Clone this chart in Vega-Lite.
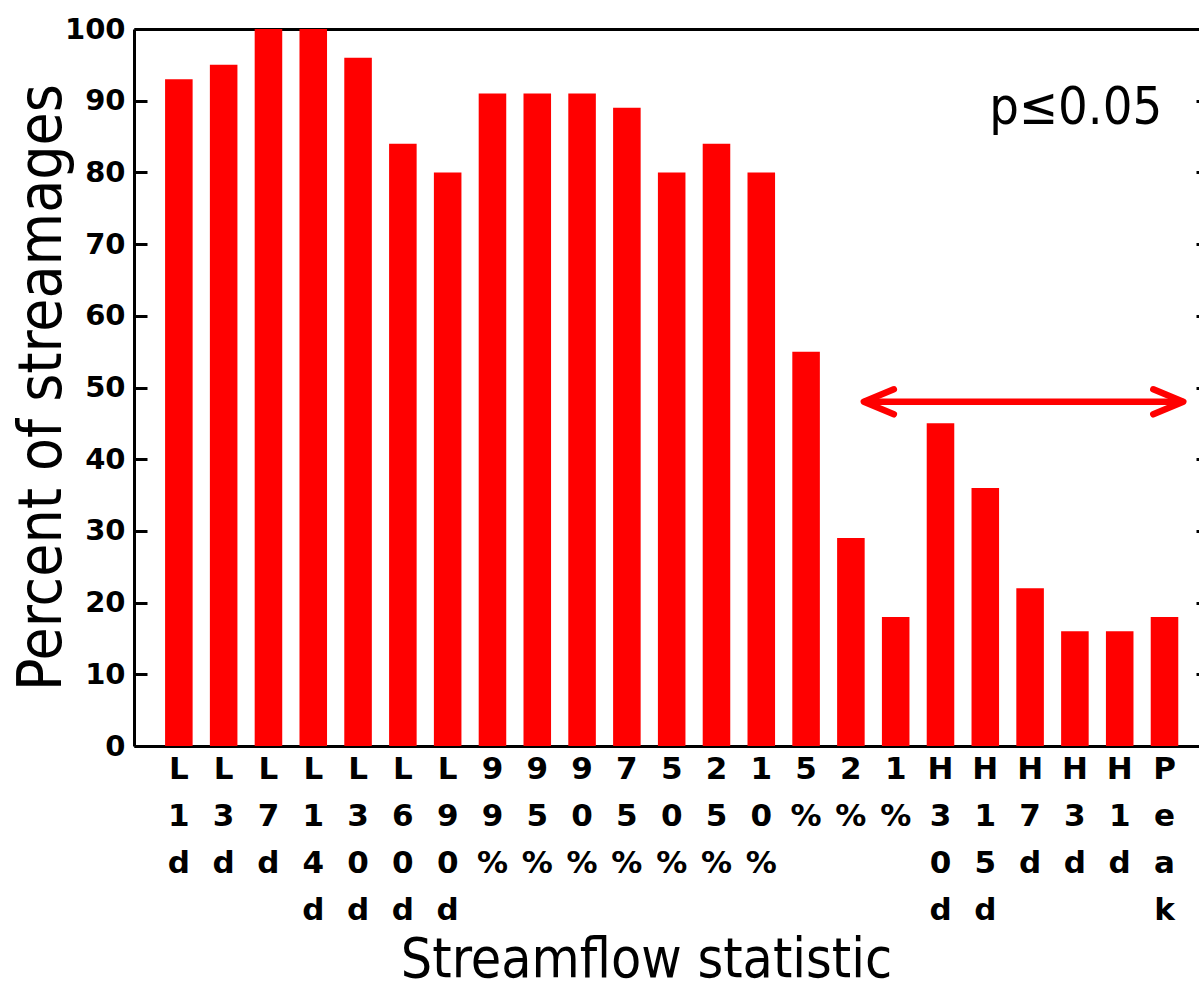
{
  "$schema": "https://vega.github.io/schema/vega-lite/v6.json",
  "width": 1065,
  "height": 717,
  "autosize": {"type": "none"},
  "padding": {"left": 134, "top": 29, "right": 0, "bottom": 243},
  "background": "white",
  "config": {
    "view": {"stroke": null},
    "axis": {"grid": false, "domainColor": "black", "domainWidth": 3, "tickColor": "black", "tickWidth": 3, "labelColor": "black", "titleColor": "black"}
  },
  "datasets": {
    "bars": [
      {"stat": "L1d", "pct": 93}, {"stat": "L3d", "pct": 95}, {"stat": "L7d", "pct": 100}, {"stat": "L14d", "pct": 100},
      {"stat": "L30d", "pct": 96}, {"stat": "L60d", "pct": 84}, {"stat": "L90d", "pct": 80},
      {"stat": "99%", "pct": 91}, {"stat": "95%", "pct": 91}, {"stat": "90%", "pct": 91}, {"stat": "75%", "pct": 89},
      {"stat": "50%", "pct": 80}, {"stat": "25%", "pct": 84}, {"stat": "10%", "pct": 80}, {"stat": "5%", "pct": 55},
      {"stat": "2%", "pct": 29}, {"stat": "1%", "pct": 18},
      {"stat": "H30d", "pct": 45}, {"stat": "H15d", "pct": 36}, {"stat": "H7d", "pct": 22}, {"stat": "H3d", "pct": 16},
      {"stat": "H1d", "pct": 16}, {"stat": "Peak", "pct": 18}
    ],
    "arrow": [{"x": 16.29, "x2": 23.42, "y": 48}],
    "heads": [{"x": 16.29, "y": 48, "side": "L"}, {"x": 23.42, "y": 48, "side": "R"}],
    "note": [{"x": 22.95, "y": 86.8, "label": "p≤0.05"}]
  },
  "layer": [
    {
      "data": {"name": "bars"},
      "mark": {"type": "bar", "color": "#ff0000"},
      "encoding": {
        "x": {
          "field": "stat", "type": "nominal", "sort": null,
          "scale": {"type": "band", "paddingInner": 0.385, "paddingOuter": 0.578, "align": 0.6},
          "axis": {
            "orient": "bottom", "ticks": false, "labelPadding": 8, "labelAngle": 0,
            "labelFont": "DejaVu Sans", "labelFontWeight": "bold", "labelFontSize": 31, "labelLineHeight": 47,
            "labelExpr": "split(datum.label, '')", "labelBaseline": "top", "labelOverlap": false, "labelBound": false,
            "title": "Streamflow statistic", "titleFont": "Liberation Sans Narrow, DejaVu Sans Condensed, Roboto Condensed, sans-serif", "titleFontSize": 55, "titleFontWeight": "normal",
            "titleX": 512, "titleY": 230, "titleBaseline": "alphabetic", "titleAlign": "center"
          }
        },
        "y": {
          "field": "pct", "type": "quantitative",
          "scale": {"domain": [0, 100], "nice": false},
          "axis": {
            "orient": "left", "values": [0, 10, 20, 30, 40, 50, 60, 70, 80, 90, 100], "tickSize": -13, "labelPadding": 22,
            "labelFont": "DejaVu Sans", "labelFontWeight": "bold", "labelFontSize": 29, "labelBound": false,
            "title": "Percent of streamages", "titleFont": "Liberation Sans Narrow, DejaVu Sans Condensed, Roboto Condensed, sans-serif", "titleFontSize": 60, "titleFontWeight": "normal",
            "titleX": -74, "titleY": 358, "titleAngle": 270, "titleBaseline": "alphabetic", "titleAlign": "center"
          }
        }
      }
    },
    {
      "layer": [
        {
          "data": {"name": "arrow"},
          "mark": {"type": "rule", "color": "#ff0000", "strokeWidth": 6.5},
          "encoding": {
            "x": {"field": "x", "type": "quantitative", "scale": {"domain": [0, 23.771], "nice": false, "zero": false},
                  "axis": {"orient": "top", "ticks": false, "labels": false, "domain": true, "title": null}},
            "x2": {"field": "x2"},
            "y": {"field": "y", "type": "quantitative", "scale": {"domain": [0, 100], "nice": false},
                  "axis": {"orient": "right", "values": [0, 10, 20, 30, 40, 50, 60, 70, 80, 90, 100], "tickSize": -3, "labels": false, "domain": false, "title": null}}
          }
        },
        {
          "data": {"name": "heads"},
          "mark": {"type": "point", "filled": false, "stroke": "#ff0000", "strokeWidth": 6.5, "strokeCap": "round", "strokeJoin": "round", "size": 625, "opacity": 1},
          "encoding": {
            "x": {"field": "x", "type": "quantitative"},
            "y": {"field": "y", "type": "quantitative"},
            "shape": {"field": "side", "type": "nominal", "scale": {"domain": ["L", "R"], "range": ["M 2.4 -1 L 0 0 L 2.4 1", "M -2.4 -1 L 0 0 L -2.4 1"]}, "legend": null}
          }
        },
        {
          "data": {"name": "note"},
          "mark": {"type": "text", "align": "right", "baseline": "alphabetic", "font": "Liberation Sans Narrow, DejaVu Sans Condensed, Roboto Condensed, sans-serif", "fontSize": 52, "color": "black"},
          "encoding": {
            "x": {"field": "x", "type": "quantitative"},
            "y": {"field": "y", "type": "quantitative"},
            "text": {"field": "label"}
          }
        }
      ]
    }
  ],
  "resolve": {"scale": {"x": "independent", "y": "independent"}}
}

* * * * * * *

• [TO BE DONE] Extract the full listing above verbatim; pictures are to be left out of the copy.

• [EXERCISE ANSWER]
Clone this chart in Vega-Lite.
{
  "$schema": "https://vega.github.io/schema/vega-lite/v6.json",
  "width": 1065,
  "height": 717,
  "autosize": {"type": "none"},
  "padding": {"left": 134, "top": 29, "right": 0, "bottom": 243},
  "background": "white",
  "config": {
    "view": {"stroke": null},
    "axis": {"grid": false, "domainColor": "black", "domainWidth": 3, "tickColor": "black", "tickWidth": 3, "labelColor": "black", "titleColor": "black"}
  },
  "datasets": {
    "bars": [
      {"stat": "L1d", "pct": 93}, {"stat": "L3d", "pct": 95}, {"stat": "L7d", "pct": 100}, {"stat": "L14d", "pct": 100},
      {"stat": "L30d", "pct": 96}, {"stat": "L60d", "pct": 84}, {"stat": "L90d", "pct": 80},
      {"stat": "99%", "pct": 91}, {"stat": "95%", "pct": 91}, {"stat": "90%", "pct": 91}, {"stat": "75%", "pct": 89},
      {"stat": "50%", "pct": 80}, {"stat": "25%", "pct": 84}, {"stat": "10%", "pct": 80}, {"stat": "5%", "pct": 55},
      {"stat": "2%", "pct": 29}, {"stat": "1%", "pct": 18},
      {"stat": "H30d", "pct": 45}, {"stat": "H15d", "pct": 36}, {"stat": "H7d", "pct": 22}, {"stat": "H3d", "pct": 16},
      {"stat": "H1d", "pct": 16}, {"stat": "Peak", "pct": 18}
    ],
    "arrow": [{"x": 16.29, "x2": 23.42, "y": 48}],
    "heads": [{"x": 16.29, "y": 48, "side": "L"}, {"x": 23.42, "y": 48, "side": "R"}],
    "note": [{"x": 22.95, "y": 86.8, "label": "p≤0.05"}]
  },
  "layer": [
    {
      "data": {"name": "bars"},
      "mark": {"type": "bar", "color": "#ff0000"},
      "encoding": {
        "x": {
          "field": "stat", "type": "nominal", "sort": null,
          "scale": {"type": "band", "paddingInner": 0.385, "paddingOuter": 0.578, "align": 0.6},
          "axis": {
            "orient": "bottom", "ticks": false, "labelPadding": 8, "labelAngle": 0,
            "labelFont": "DejaVu Sans", "labelFontWeight": "bold", "labelFontSize": 31, "labelLineHeight": 47,
            "labelExpr": "split(datum.label, '')", "labelBaseline": "top", "labelOverlap": false, "labelBound": false,
            "title": "Streamflow statistic", "titleFont": "Liberation Sans Narrow, DejaVu Sans Condensed, Roboto Condensed, sans-serif", "titleFontSize": 55, "titleFontWeight": "normal",
            "titleX": 512, "titleY": 230, "titleBaseline": "alphabetic", "titleAlign": "center"
          }
        },
        "y": {
          "field": "pct", "type": "quantitative",
          "scale": {"domain": [0, 100], "nice": false},
          "axis": {
            "orient": "left", "values": [0, 10, 20, 30, 40, 50, 60, 70, 80, 90, 100], "tickSize": -13, "labelPadding": 22,
            "labelFont": "DejaVu Sans", "labelFontWeight": "bold", "labelFontSize": 29, "labelBound": false,
            "title": "Percent of streamages", "titleFont": "Liberation Sans Narrow, DejaVu Sans Condensed, Roboto Condensed, sans-serif", "titleFontSize": 60, "titleFontWeight": "normal",
            "titleX": -74, "titleY": 358, "titleAngle": 270, "titleBaseline": "alphabetic", "titleAlign": "center"
          }
        }
      }
    },
    {
      "layer": [
        {
          "data": {"name": "arrow"},
          "mark": {"type": "rule", "color": "#ff0000", "strokeWidth": 6.5},
          "encoding": {
            "x": {"field": "x", "type": "quantitative", "scale": {"domain": [0, 23.771], "nice": false, "zero": false},
                  "axis": {"orient": "top", "ticks": false, "labels": false, "domain": true, "title": null}},
            "x2": {"field": "x2"},
            "y": {"field": "y", "type": "quantitative", "scale": {"domain": [0, 100], "nice": false},
                  "axis": {"orient": "right", "values": [0, 10, 20, 30, 40, 50, 60, 70, 80, 90, 100], "tickSize": -3, "labels": false, "domain": false, "title": null}}
          }
        },
        {
          "data": {"name": "heads"},
          "mark": {"type": "point", "filled": false, "stroke": "#ff0000", "strokeWidth": 6.5, "strokeCap": "round", "strokeJoin": "round", "size": 625, "opacity": 1},
          "encoding": {
            "x": {"field": "x", "type": "quantitative"},
            "y": {"field": "y", "type": "quantitative"},
            "shape": {"field": "side", "type": "nominal", "scale": {"domain": ["L", "R"], "range": ["M 2.4 -1 L 0 0 L 2.4 1", "M -2.4 -1 L 0 0 L -2.4 1"]}, "legend": null}
          }
        },
        {
          "data": {"name": "note"},
          "mark": {"type": "text", "align": "right", "baseline": "alphabetic", "font": "Liberation Sans Narrow, DejaVu Sans Condensed, Roboto Condensed, sans-serif", "fontSize": 52, "color": "black"},
          "encoding": {
            "x": {"field": "x", "type": "quantitative"},
            "y": {"field": "y", "type": "quantitative"},
            "text": {"field": "label"}
          }
        }
      ]
    }
  ],
  "resolve": {"scale": {"x": "independent", "y": "independent"}}
}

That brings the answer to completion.